Enabling property ownership creates stakeholders in social order. Farmers with secure land had every reason to support the government that protected their property rights. Property rights and political stability reinforce each other.
Modern homesteading programs in Brazil and Indonesia follow similar principles, offering titled land to settlers who develop and cultivate it. These programs consistently show that formal ownership creates both economic productivity and political stability, as property owners become invested in the system that protects their rights.
Kautilya's Arthashastra (Book 2, Chapter 1) prescribes that new settlers on wasteland receive tax exemptions for 2-5 years and grants of cattle, seed, and money, with full property rights after the land was made productive.
Historical context
c. 4th century BCE
Ancient India was primarily agricultural, with land as the most valuable asset. Previous kingdoms had various land tenure systems, but the Arthashastra systematized and codified property rights across a vast empire. The Mauryan period saw large-scale settlement of wasteland and creation of new agricultural communities.

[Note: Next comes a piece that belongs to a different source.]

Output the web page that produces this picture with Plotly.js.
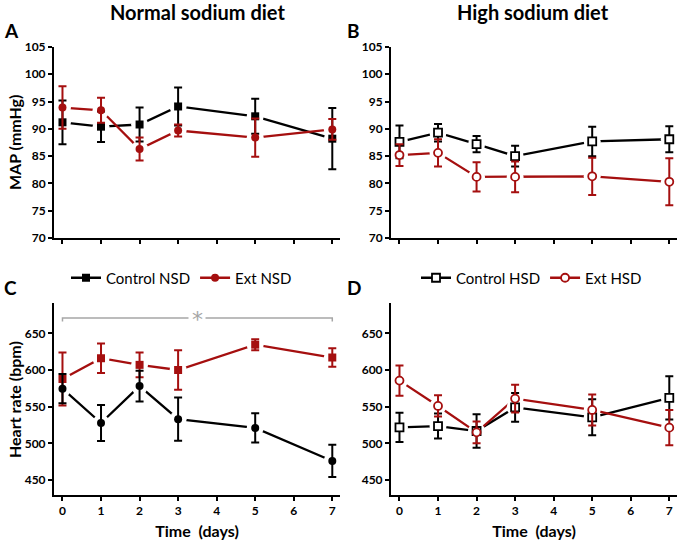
<!DOCTYPE html>
<html>
<head>
<meta charset="utf-8">
<script src="https://cdn.plot.ly/plotly-3.0.1.min.js"></script>
<style>html,body{margin:0;padding:0;background:#fff}#chart{width:677px;height:542px}</style>
</head>
<body>
<div id="chart"></div>
<script>
// ---- Data ----
const days = [0, 1, 2, 3, 5, 7];

// Panel A: MAP, normal sodium diet
const mapControlNSD    = [91.2, 90.4, 90.8, 94.1, 92.3, 88.2];
const mapControlNSDErr = [4.0, 2.8, 3.1, 3.5, 3.2, 5.6];
const mapExtNSD        = [93.9, 93.4, 86.3, 89.7, 88.4, 89.9];
const mapExtNSDErr     = [3.9, 2.3, 2.1, 1.1, 3.5, 1.9];

// Panel B: MAP, high sodium diet
const mapControlHSD    = [87.6, 89.3, 87.2, 85.0, 87.7, 88.1];
const mapControlHSDErr = [3.0, 1.6, 1.5, 1.9, 2.7, 2.4];
const mapExtHSD        = [85.2, 85.6, 81.2, 81.2, 81.3, 80.3];
const mapExtHSDErr     = [2.0, 2.5, 2.7, 2.8, 3.4, 4.3];

// Panel C: heart rate, normal sodium diet
const hrControlNSD    = [574.5, 527.7, 578, 533, 521, 476];
const hrControlNSDErr = [20, 24.5, 21, 29.5, 20, 22];
const hrExtNSD        = [587.7, 616, 607, 600, 634.5, 617];
const hrExtNSDErr     = [36, 20, 17, 27, 7.5, 12.5];

// Panel D: heart rate, high sodium diet
const hrControlHSD    = [521.8, 523.6, 516.8, 549, 535.5, 562];
const hrControlHSDErr = [20, 17, 22.7, 19.5, 24.5, 29.5];
const hrExtHSD        = [585.5, 551, 515, 561, 545.5, 521.4];
const hrExtHSDErr     = [20.5, 14.5, 14.7, 19, 21, 24];

// Significance bracket in panel C
const bracketX = [0, 0, 7, 7];
const bracketY = [666, 671, 671, 666];
const bracketStarX = 3.5;
const bracketStarY = 671;

const names = {ctrlNSD: 'Control NSD', extNSD: 'Ext NSD', ctrlHSD: 'Control HSD', extHSD: 'Ext HSD'};

// ---- Styles ----
const FONT = 'Lato, "Open Sans", sans-serif';
const BLACK = '#000000';
const RED = '#a50f0f';
const GRAY = '#a6a6a6';

const lineTraces = [], maskTraces = [], markTraces = [];

function addSeries(xa, ya, y, err, color, symbol, open, name, legend, showLegend) {
  const marker = open
    ? {symbol: symbol, size: 8, color: '#ffffff', line: {color: color, width: 1.8}}
    : {symbol: symbol, size: 8, color: color, line: {width: 0}};
  lineTraces.push({
    type: 'scatter', mode: 'lines+markers', x: days, y: y, xaxis: xa, yaxis: ya,
    name: name, legend: legend, showlegend: showLegend, hoverinfo: 'skip',
    line: {color: color, width: 2.3}, marker: marker
  });
  maskTraces.push({
    type: 'scatter', mode: 'markers', x: days, y: y, xaxis: xa, yaxis: ya,
    showlegend: false, hoverinfo: 'skip',
    marker: {symbol: 'circle', size: 17, color: '#ffffff', line: {width: 0}}
  });
  markTraces.push({
    type: 'scatter', mode: 'markers', x: days, y: y, xaxis: xa, yaxis: ya,
    showlegend: false, name: name,
    marker: marker,
    error_y: {type: 'data', array: err, visible: true, color: color, thickness: 2, width: 4}
  });
}

addSeries('x', 'y', mapControlNSD, mapControlNSDErr, BLACK, 'square', false, names.ctrlNSD, 'legend', true);
addSeries('x', 'y', mapExtNSD, mapExtNSDErr, RED, 'circle', false, names.extNSD, 'legend', true);
addSeries('x2', 'y2', mapControlHSD, mapControlHSDErr, BLACK, 'square', true, names.ctrlHSD, 'legend2', true);
addSeries('x2', 'y2', mapExtHSD, mapExtHSDErr, RED, 'circle', true, names.extHSD, 'legend2', true);
addSeries('x3', 'y3', hrExtNSD, hrExtNSDErr, RED, 'square', false, names.extNSD, 'legend', false);
addSeries('x3', 'y3', hrControlNSD, hrControlNSDErr, BLACK, 'circle', false, names.ctrlNSD, 'legend', false);
addSeries('x4', 'y4', hrControlHSD, hrControlHSDErr, BLACK, 'square', true, names.ctrlHSD, 'legend2', false);
addSeries('x4', 'y4', hrExtHSD, hrExtHSDErr, RED, 'circle', true, names.extHSD, 'legend2', false);

const bracket = {
  type: 'scatter', mode: 'lines', x: bracketX, y: bracketY, xaxis: 'x3', yaxis: 'y3',
  showlegend: false, hoverinfo: 'skip', line: {color: GRAY, width: 1.5}
};

const data = [bracket].concat(lineTraces, maskTraces, markTraces);

// ---- Layout ----
const W = 677, H = 542;
const px = v => v / W;
const py = v => 1 - v / H;

const tickFont = {family: FONT, size: 12, color: '#000', weight: 'bold'};
const titleFont = {family: FONT, size: 16, color: '#000', weight: 'bold'};

function xAxis(domain, anchor, labels, title) {
  return {
    domain: domain, anchor: anchor, range: [-0.22, 7.2],
    showline: true, linecolor: '#000', linewidth: 2, mirror: false,
    ticks: 'outside', ticklen: 4, tickwidth: 2, tickcolor: '#000',
    tick0: 0, dtick: 1, showgrid: false, zeroline: false,
    showticklabels: labels, tickfont: tickFont,
    title: title ? {text: title, font: titleFont, standoff: 8} : {text: ''}
  };
}
function yAxis(domain, anchor, range, dtick, tick0) {
  return {
    domain: domain, anchor: anchor, range: range,
    showline: true, linecolor: '#000', linewidth: 2,
    ticks: 'outside', ticklen: 4, tickwidth: 2, tickcolor: '#000',
    tick0: tick0, dtick: dtick, showgrid: false, zeroline: false,
    tickfont: tickFont, title: {text: ''}
  };
}

const domLeft = [px(54), px(340)];
const domRight = [px(391), 1];
const domTop = [py(238), py(47)];
const domBottom = [py(495), py(303)];
const mapRange = [70, 105];
const hrRange = [429.6, 691.3];

const letterFont = {family: FONT, size: 19, color: '#000', weight: 'bold'};
const legendFont = {family: FONT, size: 15, color: '#000'};
const headFont = {family: FONT, size: 20, color: '#000', weight: 'bold'};

const layout = {
  width: W, height: H,
  margin: {l: 0, r: 0, t: 0, b: 0},
  paper_bgcolor: '#ffffff', plot_bgcolor: '#ffffff',
  font: {family: FONT, color: '#000'},
  hovermode: false,
  xaxis: xAxis(domLeft, 'y', false, ''),
  yaxis: yAxis(domTop, 'x', mapRange, 5, 70),
  xaxis2: xAxis(domRight, 'y2', false, ''),
  yaxis2: yAxis(domTop, 'x2', mapRange, 5, 70),
  xaxis3: xAxis(domLeft, 'y3', true, 'Time  (days)'),
  yaxis3: yAxis(domBottom, 'x3', hrRange, 50, 450),
  xaxis4: xAxis(domRight, 'y4', true, 'Time  (days)'),
  yaxis4: yAxis(domBottom, 'x4', hrRange, 50, 450),
  legend: {
    orientation: 'h', x: px(66), xanchor: 'left', y: py(278), yanchor: 'middle',
    font: legendFont, bgcolor: 'rgba(0,0,0,0)', itemwidth: 30, tracegroupgap: 0
  },
  legend2: {
    orientation: 'h', x: px(416), xanchor: 'left', y: py(278), yanchor: 'middle',
    font: legendFont, bgcolor: 'rgba(0,0,0,0)', itemwidth: 30, tracegroupgap: 0
  },
  annotations: [
    {text: 'Normal sodium diet', xref: 'paper', yref: 'paper', x: px(197), y: py(12), xanchor: 'center', yanchor: 'middle', showarrow: false, font: headFont},
    {text: 'High sodium diet', xref: 'paper', yref: 'paper', x: px(533), y: py(12), xanchor: 'center', yanchor: 'middle', showarrow: false, font: headFont},
    {text: 'MAP (mmHg)', xref: 'paper', yref: 'paper', x: px(14), y: py(143), xanchor: 'center', yanchor: 'middle', textangle: -90, showarrow: false, font: titleFont},
    {text: 'Heart rate (bpm)', xref: 'paper', yref: 'paper', x: px(14), y: py(400), xanchor: 'center', yanchor: 'middle', textangle: -90, showarrow: false, font: titleFont},
    {text: 'A', xref: 'paper', yref: 'paper', x: px(2), y: py(30), xanchor: 'left', yanchor: 'middle', showarrow: false, font: letterFont},
    {text: 'B', xref: 'paper', yref: 'paper', x: px(345), y: py(30), xanchor: 'left', yanchor: 'middle', showarrow: false, font: letterFont},
    {text: 'C', xref: 'paper', yref: 'paper', x: px(2), y: py(287), xanchor: 'left', yanchor: 'middle', showarrow: false, font: letterFont},
    {text: 'D', xref: 'paper', yref: 'paper', x: px(345), y: py(287), xanchor: 'left', yanchor: 'middle', showarrow: false, font: letterFont},
    {text: '', xref: 'x3', yref: 'y3', x: bracketStarX, y: bracketStarY, xanchor: 'center', yanchor: 'middle', width: 16, height: 4, showarrow: false, bgcolor: '#ffffff', borderpad: 0},
    {text: '*', xref: 'x3', yref: 'y3', x: bracketStarX, y: bracketStarY, xanchor: 'center', yanchor: 'middle', yshift: -2, showarrow: false, bgcolor: 'rgba(0,0,0,0)', borderpad: 0, font: {family: '"DejaVu Sans", sans-serif', size: 22, color: GRAY}}
  ]
};

Plotly.newPlot('chart', data, layout, {displayModeBar: false, staticPlot: true});
</script>
</body>
</html>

Understanding that sophisticated land law existed in ancient India challenges narratives that property rights are uniquely Western concepts. The Arthashastra's land law was as advanced as anything in the ancient world, and in some ways more progressive - particularly in protecting farmers and enabling upward mobility.
Reflection
- Kautilya established that twenty years of productive use creates ownership rights, even without formal title. What does this suggest about the nature of legitimate ownership - is it about legal documents or about actual use and improvement?
- Clear boundaries prevent conflict, but they also limit flexibility and can exclude. How do we balance the need for clear property lines with concerns about equality and access?
- Where in your life do unclear 'boundaries' or ambiguous 'ownership' of responsibilities, resources, or credit create problems? What could you do to clarify these?